The County Court where the administration on this estate was and is pending had ample jurisdiction and authority under the Probate Act to enforce the settlement of this estate and order distribution, under proper circumstances, if that was indicated by the premises, including the making of a partial, interim distribution prior to final settlement and distribution, if such appeared necessary and proper: Ch. 3, Ill. Rev. Stats., 1957, par. 443 ff. Until the Executor's present first and final account of March 10, 1958 none of the interested parties, including the present appellants objectors, took any steps at all in the County Court to call the matter to the Court's attention and ask for a settlement and distribution, either final or interim.

The deferment of distribution here was apparently not arbitrary, or without cause, or reason, was apparently in good faith, there is nothing to indicate the Executor used any of the funds for his own benefit, it was evidently acquiesced in by the appellants objectors, with full knowledge of the facts, who had ample possible remedies available to them had they wished to assert them, litigation was pending which, until determined otherwise, might have materially affected the subject of distribution, and there was an at least fair question whether the five children as ultimate distributees were entitled to insist upon distribution any sooner.

In view of all the facts and circumstances, and construing the statute as its nature requires, we believe it cannot be said the personal estate in the Executor's possession March 10, 1958 has not been properly paid out or distributed, and we believe that good cause has been shown in the record why the same was not previously distributed: Van Brunt v. Osterlund (1953) 351 Ill. App. 556; Pillsbury v. Early (1929) 252 Ill. App. 620; Fraser v. Fraser (1909) 149 Ill. App. 186.

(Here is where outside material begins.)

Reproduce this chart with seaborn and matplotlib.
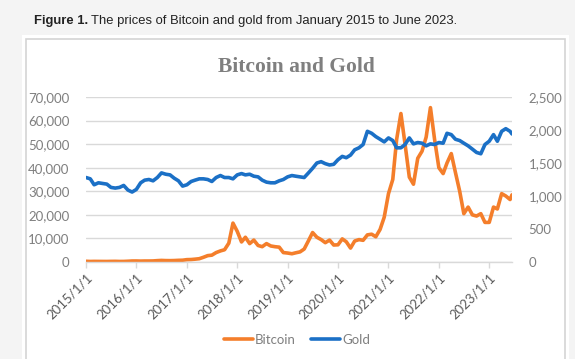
import numpy as np
import pandas as pd
import matplotlib as mpl
mpl.use('Agg')
import matplotlib.pyplot as plt
import matplotlib.patches as mpatches
from matplotlib.lines import Line2D
import seaborn as sns

# monthly values, Jan 2015 .. Jun 2023, plus mid June 2023
bitcoin_2015 = [300, 230, 260, 245, 235, 225, 260, 280, 230, 240, 320, 420]
bitcoin_2016 = [430, 380, 420, 420, 450, 580, 670, 600, 580, 620, 710, 760]
bitcoin_2017 = [1000, 1050, 1200, 1400, 2000, 2700, 2900, 4000, 4700, 5200, 8000, 16500]
bitcoin_2018 = [13000, 8500, 10500, 7800, 9300, 7000, 6500, 7800, 6800, 6500, 6300, 4000]
bitcoin_2019 = [3800, 3500, 3900, 4300, 5500, 9000, 12500, 10500, 9500, 8200, 9300, 7200]
bitcoin_2020 = [7300, 9800, 8600, 5900, 8900, 9500, 9200, 11500, 11800, 10700, 13800, 19000]
bitcoin_2021 = [29000, 35000, 52000, 63000, 50000, 36000, 33000, 44000, 47000, 53000, 65500, 52000]
bitcoin_2022 = [40000, 37500, 42000, 46000, 38000, 30000, 20500, 23300, 20000, 19500, 20500, 16800]
bitcoin_2023 = [16800, 23300, 22500, 29000, 28000, 26500, 28500]

gold_2015 = [1280, 1260, 1170, 1200, 1190, 1180, 1130, 1120, 1130, 1160, 1090, 1060]
gold_2016 = [1100, 1200, 1240, 1250, 1230, 1280, 1350, 1330, 1320, 1270, 1230, 1150]
gold_2017 = [1170, 1220, 1240, 1260, 1260, 1250, 1220, 1280, 1310, 1280, 1280, 1260]
gold_2018 = [1320, 1340, 1320, 1330, 1300, 1290, 1240, 1210, 1200, 1200, 1230, 1250]
gold_2019 = [1290, 1310, 1300, 1290, 1280, 1350, 1420, 1500, 1520, 1490, 1470, 1480]
gold_2020 = [1550, 1600, 1580, 1620, 1700, 1730, 1780, 1980, 1950, 1900, 1860, 1820]
gold_2021 = [1880, 1840, 1730, 1730, 1780, 1880, 1790, 1810, 1800, 1760, 1790, 1780]
gold_2022 = [1810, 1800, 1950, 1930, 1860, 1840, 1800, 1760, 1710, 1660, 1640, 1780]
gold_2023 = [1830, 1930, 1830, 1980, 2020, 1980, 1940]

year_ticks = ['2015/1/1', '2016/1/1', '2017/1/1', '2018/1/1', '2019/1/1',
              '2020/1/1', '2021/1/1', '2022/1/1', '2023/1/1']
left_ticks = [0, 10000, 20000, 30000, 40000, 50000, 60000, 70000]
right_ticks = [0, 500, 1000, 1500, 2000, 2500]

dates = list(pd.date_range('2015-01-01', '2023-06-01', freq='MS')) + [pd.Timestamp('2023-06-15')]
df = pd.DataFrame({
    'date': dates,
    'Bitcoin': bitcoin_2015 + bitcoin_2016 + bitcoin_2017 + bitcoin_2018 + bitcoin_2019
               + bitcoin_2020 + bitcoin_2021 + bitcoin_2022 + bitcoin_2023,
    'Gold': gold_2015 + gold_2016 + gold_2017 + gold_2018 + gold_2019
            + gold_2020 + gold_2021 + gold_2022 + gold_2023,
})

btc_color = '#F47E2B'
gold_color = '#1B70C6'
ylab_color = '#7F7F7F'
xlab_color = '#595959'
grid_color = '#D9D9D9'

sns.set_theme(style='white')
plt.rcParams['font.family'] = ['Lato', 'DejaVu Sans']

W, H = 575, 359
fig = plt.figure(figsize=(W / 100, H / 100), dpi=100, facecolor='#F4F4F4')

# white card and its grey frame, kept behind the axes
fig.patches.append(mpatches.Rectangle((22 / W, -0.1), (569 - 22) / W, (H - 35) / H + 0.1,
                                      transform=fig.transFigure, facecolor='white',
                                      edgecolor='none', zorder=-10))
fig.patches.append(mpatches.Rectangle((26 / W, -0.1), (565 - 26) / W, (H - 39) / H + 0.1,
                                      transform=fig.transFigure, facecolor='white',
                                      edgecolor='#D4D4D4', linewidth=1.2, zorder=-9))

# caption
cap = fig.text(34 / W, 1 - 24 / H, 'Figure 1.', fontsize=9.4, fontweight='bold',
               family='Liberation Sans', color='#222222', va='baseline')
fig.canvas.draw()
bb = cap.get_window_extent()
fig.text((bb.x1 + 3) / W, 1 - 24 / H, 'The prices of Bitcoin and gold from January 2015 to June 2023.',
         fontsize=9.4, family='Liberation Sans', color='#222222', va='baseline')

# chart title
fig.text(296 / W, 1 - 72 / H, 'Bitcoin and Gold', fontsize=15.5, fontweight='bold',
         family='Liberation Serif', color='#7F7F7F', ha='center', va='baseline')

ax = fig.add_axes([86 / W, 1 - 262 / H, (512 - 86) / W, (262 - 97) / H])
ax.set_facecolor('none')
ax2 = ax.twinx()

sns.lineplot(data=df, x='date', y='Bitcoin', ax=ax, color=btc_color, linewidth=2.6)
sns.lineplot(data=df, x='date', y='Gold', ax=ax2, color=gold_color, linewidth=2.6)

ax.set_ylim(0, 70000)
ax2.set_ylim(0, 2500)
ax.set_xlim(pd.Timestamp('2015-01-01'), pd.Timestamp('2023-06-15'))

ax.set_yticks(left_ticks)
ax.set_yticklabels([f'{v:,}' for v in left_ticks])
ax2.set_yticks(right_ticks)
ax2.set_yticklabels([f'{v:,}' for v in right_ticks])

tick_dates = [pd.Timestamp(t.replace('/', '-')) for t in year_ticks]
ax.set_xticks(tick_dates)
ax.set_xticklabels(year_ticks, rotation=45, ha='right', rotation_mode='anchor')

ax.grid(axis='y', color=grid_color, linewidth=1)
ax.set_axisbelow(True)
for a in (ax, ax2):
    a.set_xlabel('')
    a.set_ylabel('')
    for s in a.spines.values():
        s.set_visible(False)
ax.spines['bottom'].set_visible(True)
ax.spines['bottom'].set_color(grid_color)
ax.spines['bottom'].set_linewidth(1)

ax.tick_params(axis='y', length=0, pad=12, labelsize=9.5, labelcolor=ylab_color)
ax2.tick_params(axis='y', length=0, pad=12, labelsize=9.5, labelcolor=ylab_color)
ax.tick_params(axis='x', bottom=True, length=4, width=1, color=grid_color, direction='out',
               pad=3, labelsize=9.5, labelcolor=xlab_color)

handles = [Line2D([], [], color=btc_color, linewidth=2.6),
           Line2D([], [], color=gold_color, linewidth=2.6)]
fig.legend(handles, ['Bitcoin', 'Gold'], loc='center', bbox_to_anchor=(297 / W, 1 - 340 / H),
           ncol=2, frameon=False, fontsize=9.5, handlelength=2.2, handletextpad=0.15,
           columnspacing=1.2, labelcolor=ylab_color)

fig.savefig('out.png', dpi=100, facecolor=fig.get_facecolor())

The facts in In re Estate of James R. Baker (1942) 315 Ill. App. 366, referred to by the appellants, are so different from the present case that it is not helpful. McDonald v. People (1906) 222 Ill. 325, also suggested by the appellants, was a suit on an administrator's bond against the administrator and his sureties, where there had previously been an order of the probate court on the administrator's account charging him with interest, which order had not been appealed or set aside, and which was, of course, binding in the suit on the bond, — no such question is here concerned. In re Estate of Schofield (1881) 99 Ill. 513 involved, generally, a similar predecessor statute, but dissimilar facts, and does not militate against our views.

The order of the Circuit Court will, therefore, be affirmed.

Affirmed.

WRIGHT, P.J. and SOLFISBURG, J., concur.